Here are some of Anisha’s tips in her own words:

One of the largest sacrifices we made was to live on one income. Initially we had plans on moving out of Ohio once we were married, but transitioning my business would require us to put those plans on hold as the cost of living was extremely important in our decision making.

Our remedy was to stay in Beavercreek, Ohio, an hour north of Cincinnati, and an hour south of Columbus. Our cost of living is relatively low, allowing us to live in a nice house, located in a nice neighborhood with great schools, a combination we were far less likely to find living in NYC, San Diego, or LA on our budget.

I also made sure to take advantage of tax opportunities. Having an entrepreneur in the home, and one who knows and studies tax law, gives our family a unique advantage, one that I share with other families through my blog at AnishaBailey.com.

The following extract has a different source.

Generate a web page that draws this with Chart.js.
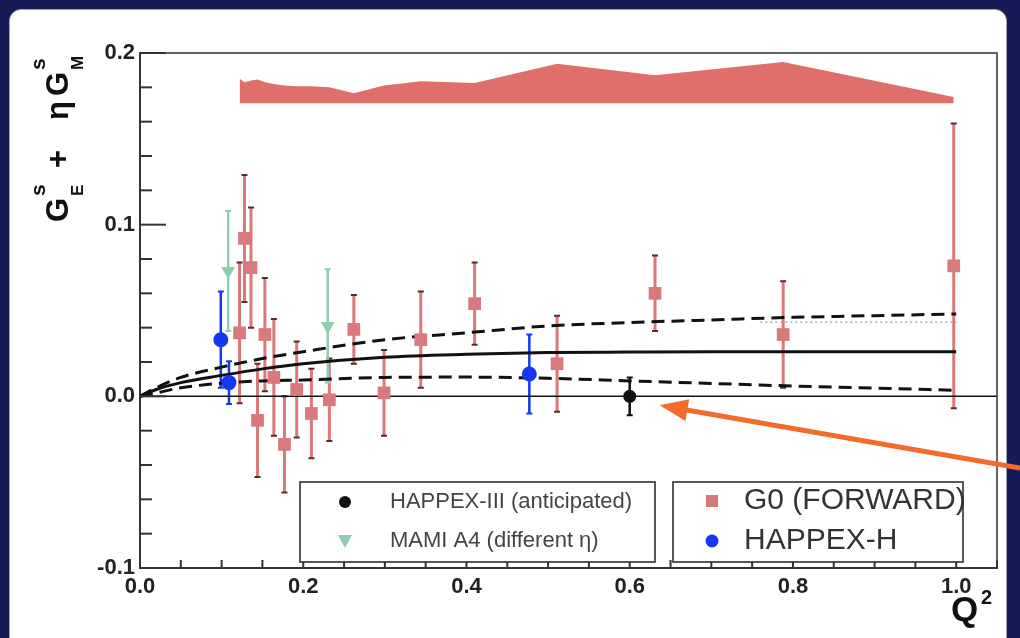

As a federally licensed tax professional, an Enrolled Agent, I want to take financial savvy to the next level. I teach families and business owners how to reach their financial goals while taking advantage of our tax laws—without going completely insane in the process. So naturally, I always consider the opportunities to reduce our tax bill when we make financial decisions.

This year alone (2014 tax year), we are looking to reduce our taxes by an extra $2,500 to $3,000 simply because we considered the tax impacts of our spending. We contribute to the flexible spending account (FSA) offered through my husband’s job based on our projected medical costs for the year. I’ve hired my kids to work for me this year and we’ve done a few other things to make reducing our tax bill possible, which allows us to keep more money in our household —something many business owners and families can do.
We’ve also considered the tax opportunities available to pay for our kids’ college tuition and decided against the more common solutions for saving for our kids’ college education. I know it sounds odd, but our reasoning is simple—you want it, you pay for it whether it’s through a scholarship or by getting a job.

So instead of us paying for their education, we are establishing their work ethic, sense of appreciation and sense of responsibility through helping them take advantage of opportunities to pay their own way.

My advice to all business owners and families wanting to better manage their finances: Managing your finances doesn’t have to be a scary, confusing or overwhelming. It just takes a little thought, vision, proper guidance and action.